Over the 20 years of my marriage, my attitude has changed. At one stage, it was – I will only love once and that is enough. Then it was – Should I stop living because my love is no longer around? To be honest, I don’t really know the answer and hopefully, I won’t have to even contemplate for many years. But…what if I was told my husband was dead, but there’s no physical proof? Do I wait? How long should I wait? Is there a certain amount of time I should allow before I accept I’m a widow? After reading Catching Captain Nash I have come to realise there isn’t a timeframe. There isn’t an easy answer. You may even get it wrong, then have to pick up the pieces of your life and try to make a new picture. It’s not going to be an easy puzzle to solve, the picture may even look different than what you expected, but maybe the new picture was the way it was always meant to be.
While Catching Captain Nash was my favourite in the series (I have been known to change my mind with each new instalment), it was also one of the most emotional. Robert has spent 5 years in hell with only one thing keeping him sane…returning to the wife he loves. His return is not at all as he dreamed and what follows is heartbreak, emotional upheaval, lust and connection. Geez, this book was HOT!! Now I know what 5 years without touch and connection looks like and what happens when you finally get it back. It wasn’t an easy journey for Robert and Morwenna but I couldn’t help but think that their love passed the test and grew stronger after facing hell and despair.

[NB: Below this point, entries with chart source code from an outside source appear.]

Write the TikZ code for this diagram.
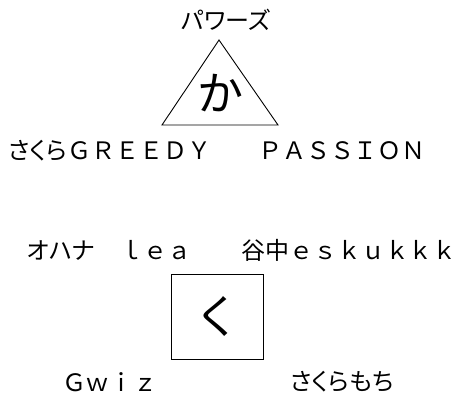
\documentclass[tikz,border=0pt]{standalone}
\usepackage{fontspec}
\setmainfont{Noto Sans CJK JP}
\newfontfamily\kana[RawFeature=+palt]{Noto Sans CJK JP}
\usepackage{tikz}
\tikzset{
    tag/.style={inner sep=0pt, font=\fontsize{24pt}{26pt}\selectfont},
    glyph/.style={inner sep=0pt, font=\fontsize{46pt}{48pt}\selectfont},
    frame/.style={draw=black, line width=0.9pt}
}
\begin{document}
\begin{tikzpicture}[x=1pt, y=-1pt]
    \useasboundingbox (0,0) rectangle (456,396);

    % triangle block
    \draw[frame, line join=miter] (219,40) -- (162,125) -- (278,125) -- cycle;
    \node[glyph] (ka) at (220.5,93) {か};
    \node[tag] (powers) at (226,20) {{\kana パワーズ}};
    \node[tag] (greedy) at (110,151) {{\kana さくら}ＧＲＥＥＤＹ};
    \node[tag] (passion) at (342,151) {ＰＡＳＳＩＯＮ};

    % square block
    \node[frame, glyph, minimum width=92pt, minimum height=85pt] (ku) at (217,316.5) {く};
    \node[tag] (ohana) at (109,250) {{\kana オハナ}　ｌｅａ};
    \node[tag] (yanaka) at (349,250) {{\kana 谷中}ｅｓｋｕｋｋｋ};
    \node[tag] (gwiz) at (110,382) {Ｇｗｉｚ};
    \node[tag] (mochi) at (342,382) {{\kana さくらもち}};
\end{tikzpicture}
\end{document}
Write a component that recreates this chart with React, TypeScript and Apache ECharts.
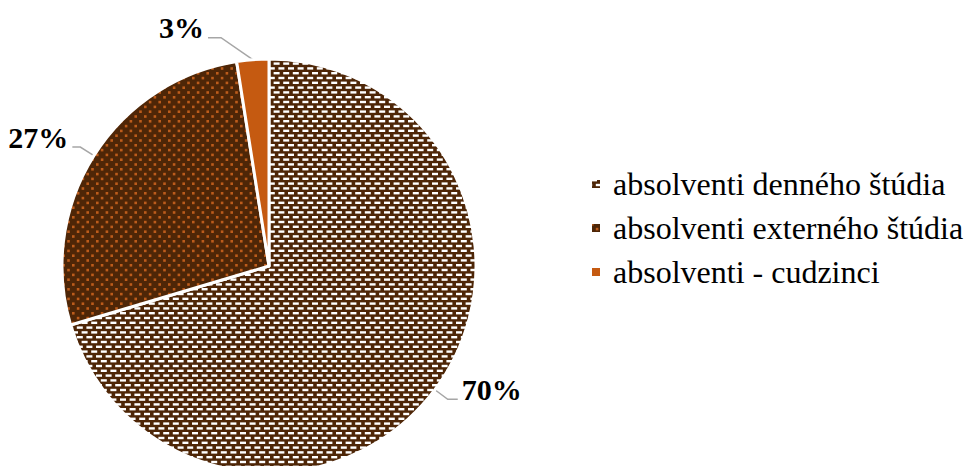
import React, { useEffect, useRef } from "react";
import * as echarts from "echarts";

const categories = [
  "absolventi denného štúdia",
  "absolventi externého štúdia",
  "absolventi - cudzinci",
];
const shares = [70.4, 27.1, 2.5];

const DARK = "#4E2607";
const ORANGE = "#C55A11";
const DOT = "#BC5C1C";
const LINE = "#A6A6A6";
const FONT = "serif";

function latticeTile(fg: string, w: number, h: number): HTMLCanvasElement {
  const c = document.createElement("canvas");
  c.width = 48;
  c.height = 48;
  const ctx = c.getContext("2d")!;
  ctx.fillStyle = DARK;
  ctx.fillRect(0, 0, 48, 48);
  ctx.fillStyle = fg;
  const px = 9.6;
  const py = 4.8;
  for (let k = 0; k < 10; k++) {
    for (let j = -1; j < 6; j++) {
      const x = j * px + (k % 2) * (px / 2);
      const y = k * py;
      ctx.fillRect(x, y, w, h);
    }
  }
  return c;
}

export default function App() {
  const ref = useRef<HTMLDivElement>(null);
  useEffect(() => {
    if (!ref.current) return;
    const chart = echarts.init(ref.current, null, { renderer: "svg" });
    const fills: any[] = [
      { image: latticeTile("#FFFFFF", 6, 2.4), repeat: "repeat" },
      { image: latticeTile(DOT, 2.6, 2.6), repeat: "repeat" },
      ORANGE,
    ];
    const lineCfg = [
      { length: 16, length2: 10 },
      { length: 16, length2: 8 },
      { length: 22, length2: 43 },
    ];
    chart.setOption({
      animation: false,
      backgroundColor: "#FFFFFF",
      textStyle: { fontFamily: FONT },
      legend: {
        orient: "vertical",
        left: 590,
        top: 168,
        padding: 0,
        itemWidth: 10,
        itemHeight: 10,
        itemGap: 12,
        icon: "rect",
        selectedMode: false,
        textStyle: {
          fontFamily: FONT,
          fontSize: 32,
          color: "#000000",
          padding: [0, 0, 0, 7],
        },
        data: categories,
      },
      series: [
        {
          type: "pie",
          center: [269, 266],
          radius: [0, 207],
          startAngle: 90,
          clockwise: true,
          avoidLabelOverlap: false,
          emphasis: { disabled: true },
          itemStyle: { borderColor: "#FFFFFF", borderWidth: 3 },
          label: {
            show: true,
            position: "outside",
            formatter: (p: any) => "{v|" + Math.round(p.value) + "%}\n{g| }",
            distanceToLabelLine: 4,
            rich: {
              v: {
                fontFamily: FONT,
                fontWeight: "bold",
                fontSize: 30,
                lineHeight: 32,
                color: "#000000",
              },
              g: { fontFamily: FONT, fontSize: 10, lineHeight: 20 },
            },
          },
          labelLine: {
            show: true,
            lineStyle: { color: LINE, width: 1.5 },
          },
          labelLayout: (params: any) => {
            const pts = params.labelLinePoints;
            if (!pts || pts.length < 3) return {};
            if (params.dataIndex === 2) {
              return {
                labelLinePoints: [pts[0], [pts[1][0] - 30, pts[1][1]], pts[2]],
              };
            }
            return {};
          },
          data: categories.map((name, i) => ({
            name,
            value: shares[i],
            itemStyle: { color: fills[i] },
            labelLine: lineCfg[i],
          })),
        },
      ],
    });
    return () => chart.dispose();
  }, []);
  return (
    <div
      ref={ref}
      style={{ position: "fixed", left: 0, top: 0, width: 965, height: 466 }}
    />
  );
}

I have loved the Dashing Widows series from the very beginning. Each one has been a little trip into the past to give me a fix of something I crave. I am a sucker for big fancy dresses that take an extra pair of hands to get in and out of. I love sitting down to tea. I’m curious about all the rules of deportment and hierarchy. I can’t get enough of gentlemen who appear to rule their world, but secretly make decisions after checking with their wives first. Anna Campbell gives me this fix without fuss. I get two and a bit hours of uninterrupted historical romance heaven. I hope that she doesn’t stop this goodness. Look, I might be happy to move on from the Dashing Widows as long as Ms Campbell promises to give me something similar or different…but the same…ish.
Please, Anna Campbell, give me more. Pretty please with sugar on the top.